TASK DETAILS => Seek out every line containing the word "that", and copy each.

INPUT FOR THIS TASK =>
########

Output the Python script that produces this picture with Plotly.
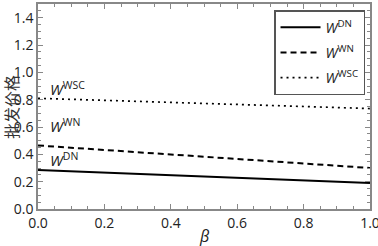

########

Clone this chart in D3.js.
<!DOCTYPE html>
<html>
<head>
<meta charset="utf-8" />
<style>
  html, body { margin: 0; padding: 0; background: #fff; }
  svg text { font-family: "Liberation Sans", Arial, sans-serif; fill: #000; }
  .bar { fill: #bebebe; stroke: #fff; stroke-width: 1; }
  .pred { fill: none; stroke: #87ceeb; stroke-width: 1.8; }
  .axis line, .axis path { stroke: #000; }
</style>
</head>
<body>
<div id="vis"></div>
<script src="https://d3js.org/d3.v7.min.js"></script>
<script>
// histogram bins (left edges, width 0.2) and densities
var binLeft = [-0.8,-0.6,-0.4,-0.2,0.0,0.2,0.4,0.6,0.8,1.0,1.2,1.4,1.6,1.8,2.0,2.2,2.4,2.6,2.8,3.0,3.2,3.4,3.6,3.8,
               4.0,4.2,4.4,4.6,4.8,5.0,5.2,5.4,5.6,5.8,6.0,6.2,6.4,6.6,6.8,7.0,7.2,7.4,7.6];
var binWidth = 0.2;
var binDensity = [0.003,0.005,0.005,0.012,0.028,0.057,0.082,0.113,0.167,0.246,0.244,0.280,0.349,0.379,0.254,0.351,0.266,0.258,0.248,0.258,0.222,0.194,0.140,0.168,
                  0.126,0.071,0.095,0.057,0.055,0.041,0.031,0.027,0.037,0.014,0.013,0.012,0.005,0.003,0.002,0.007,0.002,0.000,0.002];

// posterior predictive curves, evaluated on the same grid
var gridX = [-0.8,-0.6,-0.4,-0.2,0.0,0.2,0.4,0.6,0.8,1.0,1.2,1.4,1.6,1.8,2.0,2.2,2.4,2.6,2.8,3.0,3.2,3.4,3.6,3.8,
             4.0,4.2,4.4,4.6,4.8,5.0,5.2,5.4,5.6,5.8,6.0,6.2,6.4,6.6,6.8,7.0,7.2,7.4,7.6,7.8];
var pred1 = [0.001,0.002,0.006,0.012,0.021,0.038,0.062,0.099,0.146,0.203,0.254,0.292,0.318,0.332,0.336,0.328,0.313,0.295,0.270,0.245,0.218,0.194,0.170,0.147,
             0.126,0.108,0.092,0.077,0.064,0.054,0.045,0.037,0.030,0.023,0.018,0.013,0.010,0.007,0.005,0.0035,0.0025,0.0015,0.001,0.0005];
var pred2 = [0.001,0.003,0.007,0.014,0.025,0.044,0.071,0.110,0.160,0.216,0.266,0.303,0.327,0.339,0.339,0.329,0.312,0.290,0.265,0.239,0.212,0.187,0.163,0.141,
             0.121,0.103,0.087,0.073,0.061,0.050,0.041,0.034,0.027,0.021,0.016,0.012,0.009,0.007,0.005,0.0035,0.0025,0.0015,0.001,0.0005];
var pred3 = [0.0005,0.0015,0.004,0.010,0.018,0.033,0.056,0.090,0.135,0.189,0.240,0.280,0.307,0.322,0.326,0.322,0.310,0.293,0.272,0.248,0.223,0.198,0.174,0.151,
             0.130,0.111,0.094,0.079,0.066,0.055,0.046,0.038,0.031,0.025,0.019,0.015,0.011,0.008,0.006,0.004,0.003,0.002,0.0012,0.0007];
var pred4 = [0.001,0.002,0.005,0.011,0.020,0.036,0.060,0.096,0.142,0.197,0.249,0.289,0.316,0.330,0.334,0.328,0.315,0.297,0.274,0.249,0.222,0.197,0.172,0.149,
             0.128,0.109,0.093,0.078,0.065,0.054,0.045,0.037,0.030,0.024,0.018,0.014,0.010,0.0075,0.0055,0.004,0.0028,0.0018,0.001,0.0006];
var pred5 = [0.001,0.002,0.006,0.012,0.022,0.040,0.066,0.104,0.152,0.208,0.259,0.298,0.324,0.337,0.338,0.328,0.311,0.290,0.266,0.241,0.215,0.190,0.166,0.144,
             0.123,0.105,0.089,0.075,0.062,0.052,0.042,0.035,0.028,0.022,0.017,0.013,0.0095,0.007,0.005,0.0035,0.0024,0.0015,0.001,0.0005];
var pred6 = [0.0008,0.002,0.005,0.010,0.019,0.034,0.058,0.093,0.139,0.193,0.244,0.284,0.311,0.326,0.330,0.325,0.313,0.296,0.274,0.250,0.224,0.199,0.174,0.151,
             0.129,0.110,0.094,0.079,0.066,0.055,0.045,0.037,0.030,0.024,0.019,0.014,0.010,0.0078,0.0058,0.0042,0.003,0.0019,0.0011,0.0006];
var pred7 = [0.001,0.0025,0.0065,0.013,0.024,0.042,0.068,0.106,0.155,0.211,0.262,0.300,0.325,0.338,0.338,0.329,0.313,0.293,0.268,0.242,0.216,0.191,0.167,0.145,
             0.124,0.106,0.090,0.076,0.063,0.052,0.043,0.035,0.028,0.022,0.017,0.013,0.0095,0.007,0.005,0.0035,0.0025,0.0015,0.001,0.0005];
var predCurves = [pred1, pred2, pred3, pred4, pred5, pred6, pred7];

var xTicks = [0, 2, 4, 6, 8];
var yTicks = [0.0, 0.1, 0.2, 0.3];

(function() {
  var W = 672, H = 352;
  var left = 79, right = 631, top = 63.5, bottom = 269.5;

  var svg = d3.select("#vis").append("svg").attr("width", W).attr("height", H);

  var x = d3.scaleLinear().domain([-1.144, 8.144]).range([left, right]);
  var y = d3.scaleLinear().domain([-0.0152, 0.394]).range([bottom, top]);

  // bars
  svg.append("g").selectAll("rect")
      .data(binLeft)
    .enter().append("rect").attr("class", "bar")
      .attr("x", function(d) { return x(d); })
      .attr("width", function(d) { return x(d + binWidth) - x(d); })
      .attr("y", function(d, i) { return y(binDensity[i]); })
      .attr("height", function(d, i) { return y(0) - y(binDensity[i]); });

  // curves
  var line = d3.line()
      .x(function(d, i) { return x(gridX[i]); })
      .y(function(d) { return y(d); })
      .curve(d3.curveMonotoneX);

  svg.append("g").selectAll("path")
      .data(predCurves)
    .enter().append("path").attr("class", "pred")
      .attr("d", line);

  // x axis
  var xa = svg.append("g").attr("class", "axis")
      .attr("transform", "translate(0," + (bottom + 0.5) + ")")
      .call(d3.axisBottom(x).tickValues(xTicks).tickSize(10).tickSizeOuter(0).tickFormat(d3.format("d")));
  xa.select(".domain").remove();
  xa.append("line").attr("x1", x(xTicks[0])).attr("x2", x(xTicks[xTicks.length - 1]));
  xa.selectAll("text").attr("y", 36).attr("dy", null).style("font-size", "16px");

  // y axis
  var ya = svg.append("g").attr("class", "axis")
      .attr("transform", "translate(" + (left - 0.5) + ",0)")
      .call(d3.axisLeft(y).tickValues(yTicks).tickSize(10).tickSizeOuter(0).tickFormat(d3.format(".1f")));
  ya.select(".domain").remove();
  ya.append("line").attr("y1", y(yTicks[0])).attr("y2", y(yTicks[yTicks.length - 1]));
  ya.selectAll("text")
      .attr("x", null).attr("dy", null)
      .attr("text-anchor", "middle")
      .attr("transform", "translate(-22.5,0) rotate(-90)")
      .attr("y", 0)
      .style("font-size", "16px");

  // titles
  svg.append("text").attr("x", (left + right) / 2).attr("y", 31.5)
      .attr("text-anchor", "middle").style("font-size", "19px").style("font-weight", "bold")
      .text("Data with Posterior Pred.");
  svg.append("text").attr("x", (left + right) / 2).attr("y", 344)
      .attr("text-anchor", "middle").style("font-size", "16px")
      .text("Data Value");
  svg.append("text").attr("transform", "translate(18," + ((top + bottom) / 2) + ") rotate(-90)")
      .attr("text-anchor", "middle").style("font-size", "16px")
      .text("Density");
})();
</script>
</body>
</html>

########

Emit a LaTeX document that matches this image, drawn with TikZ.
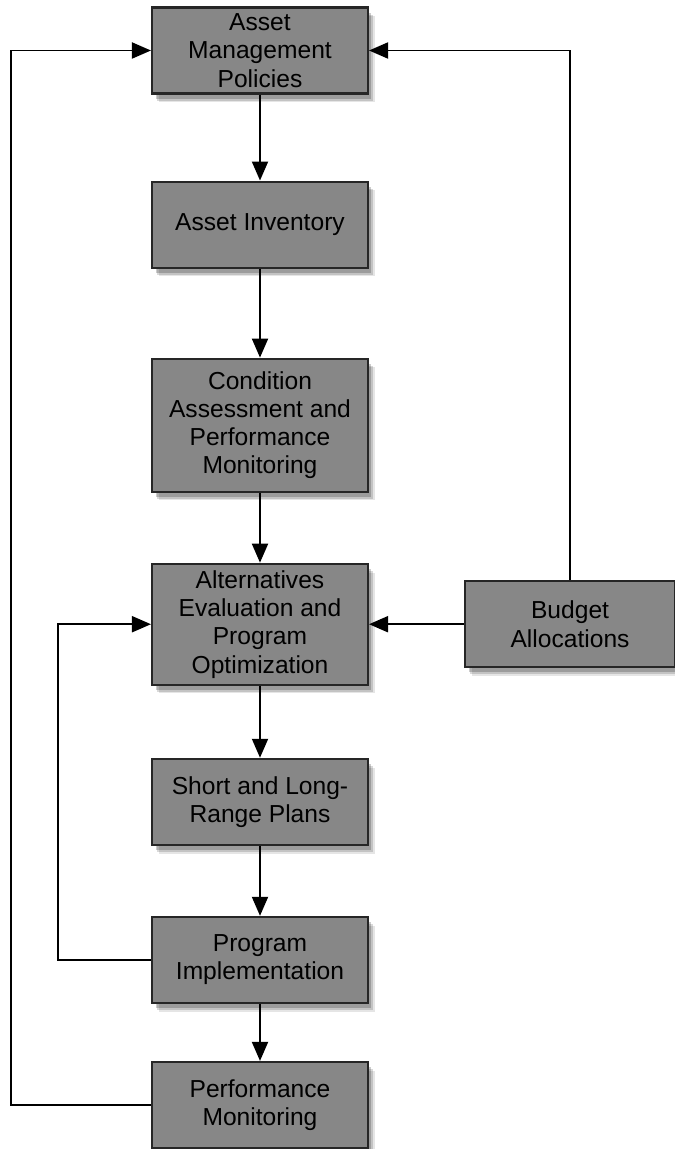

########

ANSWER FOR THE TASK =>
Output the Python script that produces this picture with Plotly.
Emit a LaTeX document that matches this image, drawn with TikZ.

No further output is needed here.